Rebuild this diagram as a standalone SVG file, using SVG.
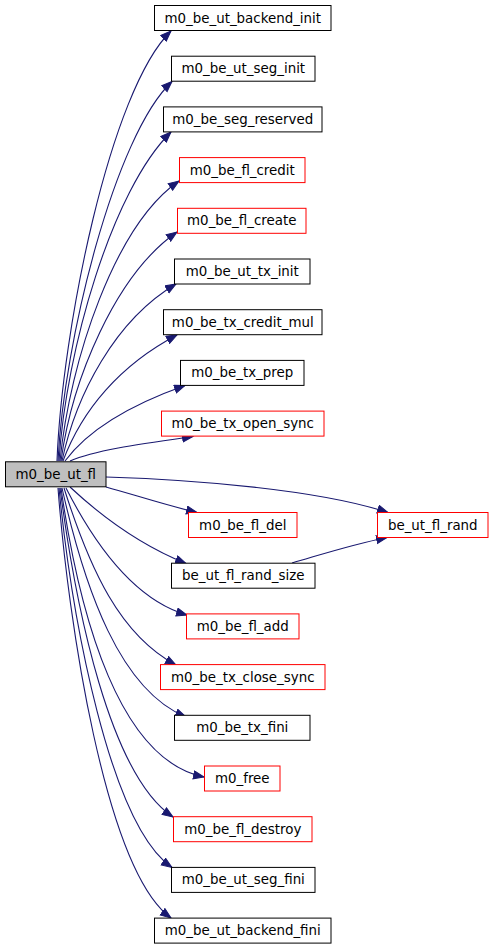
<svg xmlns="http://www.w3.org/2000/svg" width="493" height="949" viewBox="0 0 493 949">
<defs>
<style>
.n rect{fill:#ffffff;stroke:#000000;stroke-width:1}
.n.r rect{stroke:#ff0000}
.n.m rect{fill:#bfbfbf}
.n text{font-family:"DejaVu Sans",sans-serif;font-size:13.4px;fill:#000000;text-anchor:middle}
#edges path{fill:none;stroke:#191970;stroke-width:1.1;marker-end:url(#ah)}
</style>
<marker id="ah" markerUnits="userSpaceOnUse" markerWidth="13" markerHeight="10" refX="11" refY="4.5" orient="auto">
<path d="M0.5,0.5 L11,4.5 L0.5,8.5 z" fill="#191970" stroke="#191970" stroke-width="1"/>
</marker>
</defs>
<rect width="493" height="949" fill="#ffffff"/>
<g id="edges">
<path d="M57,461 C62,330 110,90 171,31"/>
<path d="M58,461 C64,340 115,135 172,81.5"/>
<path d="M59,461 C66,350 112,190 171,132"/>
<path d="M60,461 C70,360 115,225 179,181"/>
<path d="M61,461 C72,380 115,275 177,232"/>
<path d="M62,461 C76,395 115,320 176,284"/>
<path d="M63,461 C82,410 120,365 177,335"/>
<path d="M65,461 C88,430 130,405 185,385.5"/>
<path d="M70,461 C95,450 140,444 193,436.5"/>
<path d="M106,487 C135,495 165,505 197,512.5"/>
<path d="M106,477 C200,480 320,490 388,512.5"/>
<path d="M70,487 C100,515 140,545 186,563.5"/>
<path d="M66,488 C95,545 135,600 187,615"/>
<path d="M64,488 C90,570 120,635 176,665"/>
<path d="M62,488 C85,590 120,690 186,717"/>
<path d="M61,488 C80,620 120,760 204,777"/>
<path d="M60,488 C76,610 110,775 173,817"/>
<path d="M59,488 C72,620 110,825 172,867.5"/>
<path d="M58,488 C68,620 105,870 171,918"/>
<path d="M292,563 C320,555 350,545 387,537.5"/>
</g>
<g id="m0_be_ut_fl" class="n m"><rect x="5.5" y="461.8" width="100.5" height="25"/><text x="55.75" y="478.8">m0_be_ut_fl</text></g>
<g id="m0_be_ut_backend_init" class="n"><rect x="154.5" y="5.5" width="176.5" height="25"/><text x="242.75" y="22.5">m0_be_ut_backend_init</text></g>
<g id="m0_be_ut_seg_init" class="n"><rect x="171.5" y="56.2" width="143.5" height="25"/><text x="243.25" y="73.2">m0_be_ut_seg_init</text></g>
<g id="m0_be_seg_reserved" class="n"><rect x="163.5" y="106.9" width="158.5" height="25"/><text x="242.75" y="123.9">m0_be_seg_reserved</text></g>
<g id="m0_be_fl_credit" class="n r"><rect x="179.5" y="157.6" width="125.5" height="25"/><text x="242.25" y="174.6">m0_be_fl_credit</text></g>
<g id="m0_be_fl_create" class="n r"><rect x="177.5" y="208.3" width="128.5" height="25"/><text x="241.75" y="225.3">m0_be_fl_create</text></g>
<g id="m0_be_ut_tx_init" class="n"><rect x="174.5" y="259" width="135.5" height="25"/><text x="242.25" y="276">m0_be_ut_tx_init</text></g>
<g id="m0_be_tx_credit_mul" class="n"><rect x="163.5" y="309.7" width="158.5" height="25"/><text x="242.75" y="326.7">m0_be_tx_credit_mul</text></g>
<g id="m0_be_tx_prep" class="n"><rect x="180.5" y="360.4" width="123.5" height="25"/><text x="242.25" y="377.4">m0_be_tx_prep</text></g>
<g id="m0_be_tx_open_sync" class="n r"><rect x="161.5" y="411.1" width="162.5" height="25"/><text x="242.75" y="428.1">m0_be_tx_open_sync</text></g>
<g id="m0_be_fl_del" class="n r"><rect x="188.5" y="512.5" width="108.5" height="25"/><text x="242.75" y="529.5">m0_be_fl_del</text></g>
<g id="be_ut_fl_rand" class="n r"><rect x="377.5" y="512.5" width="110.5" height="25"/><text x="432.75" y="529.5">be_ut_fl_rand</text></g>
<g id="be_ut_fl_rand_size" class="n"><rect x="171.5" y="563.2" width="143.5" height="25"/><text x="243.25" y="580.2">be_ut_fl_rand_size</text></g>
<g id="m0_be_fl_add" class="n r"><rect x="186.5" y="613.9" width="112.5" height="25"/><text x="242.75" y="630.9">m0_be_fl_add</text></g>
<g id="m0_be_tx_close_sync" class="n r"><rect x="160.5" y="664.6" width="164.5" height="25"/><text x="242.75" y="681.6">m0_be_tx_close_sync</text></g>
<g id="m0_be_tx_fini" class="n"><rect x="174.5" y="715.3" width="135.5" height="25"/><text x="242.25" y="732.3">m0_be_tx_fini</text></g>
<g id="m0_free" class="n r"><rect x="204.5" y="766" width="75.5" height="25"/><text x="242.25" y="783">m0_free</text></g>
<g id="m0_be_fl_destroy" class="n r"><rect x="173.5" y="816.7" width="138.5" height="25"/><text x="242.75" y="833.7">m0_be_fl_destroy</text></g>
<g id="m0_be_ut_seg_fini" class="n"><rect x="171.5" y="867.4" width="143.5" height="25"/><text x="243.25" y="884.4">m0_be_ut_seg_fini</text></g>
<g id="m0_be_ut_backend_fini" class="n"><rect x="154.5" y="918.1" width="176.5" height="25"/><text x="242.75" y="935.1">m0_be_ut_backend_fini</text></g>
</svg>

==*==

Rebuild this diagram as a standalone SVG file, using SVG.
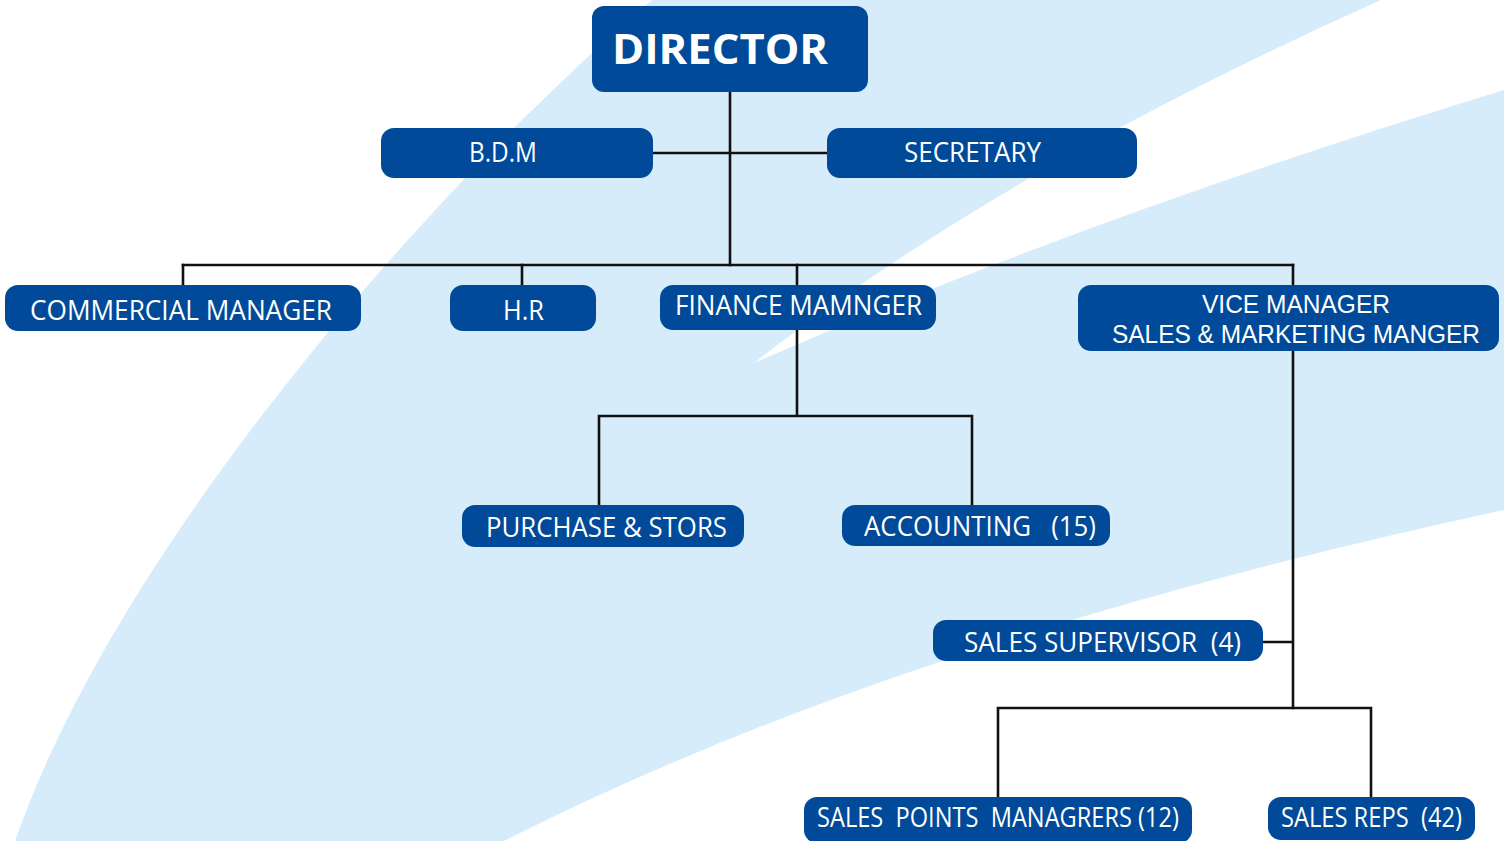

==*==

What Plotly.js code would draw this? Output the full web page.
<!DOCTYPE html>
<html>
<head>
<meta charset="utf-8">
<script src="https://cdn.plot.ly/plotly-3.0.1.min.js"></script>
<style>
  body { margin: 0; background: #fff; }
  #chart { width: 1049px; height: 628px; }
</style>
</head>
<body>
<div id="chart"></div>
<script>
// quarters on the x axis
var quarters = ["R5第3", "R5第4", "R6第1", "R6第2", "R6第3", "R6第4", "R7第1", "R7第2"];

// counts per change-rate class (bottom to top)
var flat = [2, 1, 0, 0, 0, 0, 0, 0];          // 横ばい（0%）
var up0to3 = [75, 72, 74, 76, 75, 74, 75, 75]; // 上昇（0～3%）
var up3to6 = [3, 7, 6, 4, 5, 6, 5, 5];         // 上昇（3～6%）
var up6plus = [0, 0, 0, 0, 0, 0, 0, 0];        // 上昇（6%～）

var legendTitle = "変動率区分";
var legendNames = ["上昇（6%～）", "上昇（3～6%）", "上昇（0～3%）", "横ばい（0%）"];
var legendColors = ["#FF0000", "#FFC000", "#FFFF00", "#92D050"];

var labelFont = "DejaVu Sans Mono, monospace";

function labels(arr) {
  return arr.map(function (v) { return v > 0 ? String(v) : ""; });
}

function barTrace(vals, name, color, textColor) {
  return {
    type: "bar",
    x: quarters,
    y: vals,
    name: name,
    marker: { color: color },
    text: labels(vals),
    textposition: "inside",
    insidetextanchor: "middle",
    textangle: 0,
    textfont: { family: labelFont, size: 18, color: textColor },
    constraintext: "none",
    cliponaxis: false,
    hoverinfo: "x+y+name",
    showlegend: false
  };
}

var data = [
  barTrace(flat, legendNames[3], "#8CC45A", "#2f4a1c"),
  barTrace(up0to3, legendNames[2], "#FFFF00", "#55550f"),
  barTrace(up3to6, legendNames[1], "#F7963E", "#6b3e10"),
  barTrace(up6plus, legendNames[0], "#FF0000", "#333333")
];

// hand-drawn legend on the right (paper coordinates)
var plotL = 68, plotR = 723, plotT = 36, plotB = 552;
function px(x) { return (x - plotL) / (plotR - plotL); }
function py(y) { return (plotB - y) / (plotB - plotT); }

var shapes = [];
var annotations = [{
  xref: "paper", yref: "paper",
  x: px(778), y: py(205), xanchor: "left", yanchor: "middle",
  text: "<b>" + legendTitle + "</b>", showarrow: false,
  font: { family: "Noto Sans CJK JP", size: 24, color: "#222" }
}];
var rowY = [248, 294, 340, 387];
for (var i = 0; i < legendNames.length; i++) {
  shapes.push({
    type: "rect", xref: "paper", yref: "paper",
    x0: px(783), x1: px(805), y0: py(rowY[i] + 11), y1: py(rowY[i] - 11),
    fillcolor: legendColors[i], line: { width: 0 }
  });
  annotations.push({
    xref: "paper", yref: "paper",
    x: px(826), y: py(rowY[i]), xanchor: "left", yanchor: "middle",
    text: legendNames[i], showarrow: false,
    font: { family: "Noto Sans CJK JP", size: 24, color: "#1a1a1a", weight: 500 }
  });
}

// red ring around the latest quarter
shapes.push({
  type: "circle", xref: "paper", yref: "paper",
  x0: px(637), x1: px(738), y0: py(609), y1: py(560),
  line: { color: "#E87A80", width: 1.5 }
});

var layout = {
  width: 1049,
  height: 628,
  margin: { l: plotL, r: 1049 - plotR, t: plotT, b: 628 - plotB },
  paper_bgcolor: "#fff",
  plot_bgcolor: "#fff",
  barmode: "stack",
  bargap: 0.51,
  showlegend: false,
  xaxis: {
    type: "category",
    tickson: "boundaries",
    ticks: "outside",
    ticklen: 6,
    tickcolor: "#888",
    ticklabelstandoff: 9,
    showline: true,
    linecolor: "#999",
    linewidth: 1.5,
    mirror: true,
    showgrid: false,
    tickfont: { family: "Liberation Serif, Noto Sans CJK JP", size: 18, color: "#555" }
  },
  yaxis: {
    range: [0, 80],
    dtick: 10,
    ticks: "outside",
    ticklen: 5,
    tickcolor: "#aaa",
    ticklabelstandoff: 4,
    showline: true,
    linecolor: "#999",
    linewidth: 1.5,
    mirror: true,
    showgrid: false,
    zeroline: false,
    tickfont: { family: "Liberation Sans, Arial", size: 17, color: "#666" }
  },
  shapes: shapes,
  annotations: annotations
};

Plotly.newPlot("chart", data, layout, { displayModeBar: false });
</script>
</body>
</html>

==*==

Working from the data above, extract solely the lines from the one containing "What Plotly.js code" through the one containing "var up6plus = [0, 0, 0, 0, 0, 0, 0, 0];", exactly as they appear, both included.

What Plotly.js code would draw this? Output the full web page.
<!DOCTYPE html>
<html>
<head>
<meta charset="utf-8">
<script src="https://cdn.plot.ly/plotly-3.0.1.min.js"></script>
<style>
  body { margin: 0; background: #fff; }
  #chart { width: 1049px; height: 628px; }
</style>
</head>
<body>
<div id="chart"></div>
<script>
// quarters on the x axis
var quarters = ["R5第3", "R5第4", "R6第1", "R6第2", "R6第3", "R6第4", "R7第1", "R7第2"];

// counts per change-rate class (bottom to top)
var flat = [2, 1, 0, 0, 0, 0, 0, 0];          // 横ばい（0%）
var up0to3 = [75, 72, 74, 76, 75, 74, 75, 75]; // 上昇（0～3%）
var up3to6 = [3, 7, 6, 4, 5, 6, 5, 5];         // 上昇（3～6%）
var up6plus = [0, 0, 0, 0, 0, 0, 0, 0];        // 上昇（6%～）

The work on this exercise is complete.